Whenever she opens her mouth these days, it's to condemn violent protesters. Has she ever asked herself why so many young people are willing to brave rubber bullets, teargas, police batons, arrests, and jail?
Mainland propagandists claim it's for free sex with young girls who provide comfort for those on the protest frontlines. Executive Councillor Fanny Law Fan Chiu-fun repeated that unproven claim on radio.
Are the propagandists too stupid to understand trying to discredit protesters this way could have the opposite effect? It could recruit even more young men to brave protest frontlines in the hope of sex in return.
I don't know how many more young people Lam wants arrested. The apparent policy is to arrest as many as necessary to end the protests. If this really is the policy, it shows Lam has learned nothing from her disastrous extradition bill. You cannot arrest an entire generation of young people.
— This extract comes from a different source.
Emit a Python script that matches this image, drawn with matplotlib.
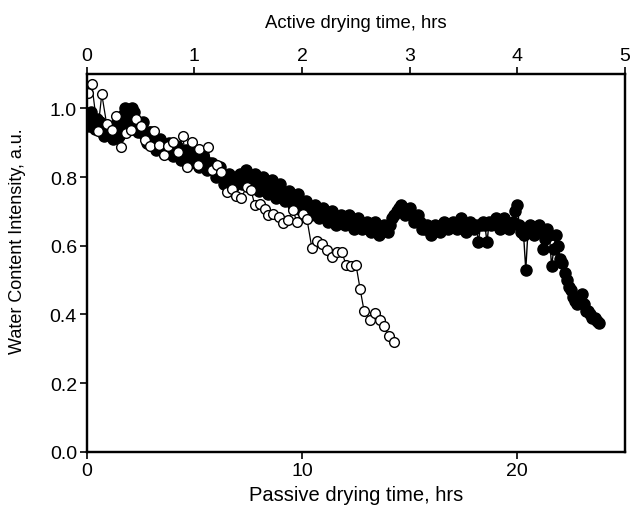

The more you arrest, the more radicalized the others will become.
There's only one possible way to end the protests. Our chief executive, who finally withdrew the extradition bill under unrelenting public pressure, now has to at least agree to discuss the remaining four demands of protesters. It's true the protesters have said they won't talk until all demands are met. I am sure some will talk if Lam walks back on rejecting the demands.
But she is powerless to do that. She claims she is still in charge. Most people know she isn't. Our city is being run by Beijing and the mainland media. She has become subservient to them.
Hong Kong property tycoon Li Ka-shing told a private gathering this week those in power should show mercy to the young, whom he called the masters of our future, for breaking the law for a political cause. Wise words from a man once hailed as a superman for his rags-to riches fame, then vilified for putting profits above people, and now praised for subtly giving Beijing the middle finger.
Lam, a Catholic who once said she has a reserved spot in Heaven, indirectly rebuked Li by saying lawbreakers deserve no mercy. Maybe in these troubled times she has forsaken the Bible which says Jesus is merciful and forgiving.
Not too long ago she said some Hongkongers have no stake in our society. Two days ago she said she would not allow the United States to have a stake in the governance of Hong Kong. In addition to re-reading the Bible, maybe she should know what a stakeholder means.
The Hong Kong Human Rights and Democracy Act is a proposed American law that complements the Hong Kong Policy Act, which grants special trade status to Hong Kong if it maintains its autonomy. That makes the US a stakeholder.
If Lam doesn't like it, all she needs to do is tell the US she doesn't want Hong Kong to be treated as a customs territory separate from mainland China. Dare she? I think not.
How will history judge Carrie Lam? I don't know but I think it won't be kindly. No one person has brought such misery to the city. Defiant Hongkongers booed the national anthem this week at a football match. Secondary school students joined hands across Hong Kong to support democracy. Over 1,300 young people have been arrested. Businesses are going under. The tourism industry is dead. All because she refused to listen to the people.